Tuesday 12:30-1:30 PM, February 26th
Biology and Geology Building 1053
Everybody is welcome!
Discussion of the Requirements for an Alkali/Surfactant/Polymer Tertiary Flood, Gull Lake, Southwest Saskatchewan
By Sid Leggett, Husky Energy
Getting oil out of a reservoir is a challenge. The recovery from most reservoirs is low and it takes a lot of ingenuity and technical expertise to get a significant amount of the oil out. Primary recovery, which involves the production of oil from a reservoir by natural mechanisms, usually recovers less than 10% of the oil present. Secondary flooding of a reservoir begins with the injection of fluids, almost always water, to maintain the reservoir pressure and displace the hydrocarbons to the producing wells. This may get up to between 35 and 45% of the oil. Tertiary recovery involves adding chemicals to recover even more oil, potentially between 5 to 15% more.

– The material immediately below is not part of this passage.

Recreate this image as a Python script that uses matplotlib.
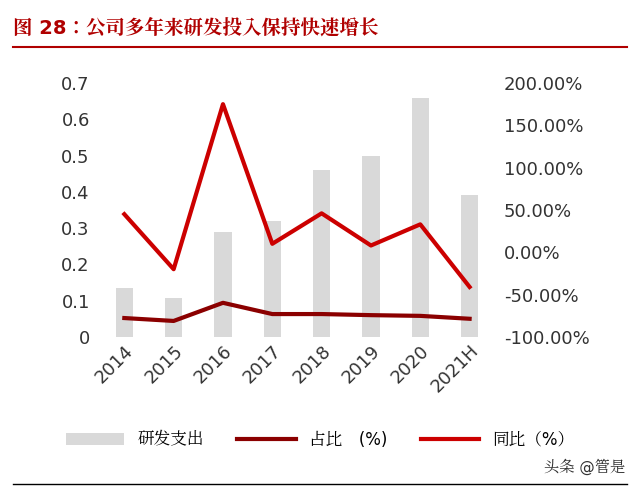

This discussion is about requirements to do an Alkali/Surfactant/Polymer tertiary flood and how a particular pool in southwest Saskatchewan, the Gull Lake North Upper Shaunavon pool, met these requirements. It illustrates some of the complexities of oil pools and some of the details on how a tertiary flood functions.
The tertiary flood of the Gull Lake pool began with the injection of softened water on June 1st, 2009 followed by alkali/polymer on October 1st and full alkali/surfactant/polymer on December 1st, 2009. With oil in place reserves of 76MM bbls. (12.1MM m3), the Gull Lake ASP flood is one of the largest such floods in the world.
The middle Jurassic Upper Shaunavon Formation in the Gull Lake area is made up of shallow marine clastic and carbonate sediments deposited on a shallow marine platform at the northwest side of the Williston Basin in southwest Saskatchewan, Canada. There are two reservoirs in the Gull Lake North Upper Shaunavon oil pool – a large incised tidal channel near the top of the Upper Shaunavon Formation and several small tidal bars stratigraphically above the channel. The channel is the main reservoir for the pool and is the target for the tertiary flood.
Oil migration into the area was driven by a north-south trending hydrodynamic low. Gas associated with the oil moved structurally updip to the northwest leaving the reservoir with low GOR oil in the updip part of the channel and a water leg in the down dip part.
The Gull Lake pool met most of the requirements for an alkali/surfactant/polymer (ASP) tertiary flood – large size, lack of a gas cap, very little clay, low temperature, an intermediate API crude and a thick, high quality reservoir with no apparent permeability barriers. The only negative feature of the Gull Lake pool affecting the ASP flood is the potential for injected ASP fluid dilution from contact with the water leg for the pool.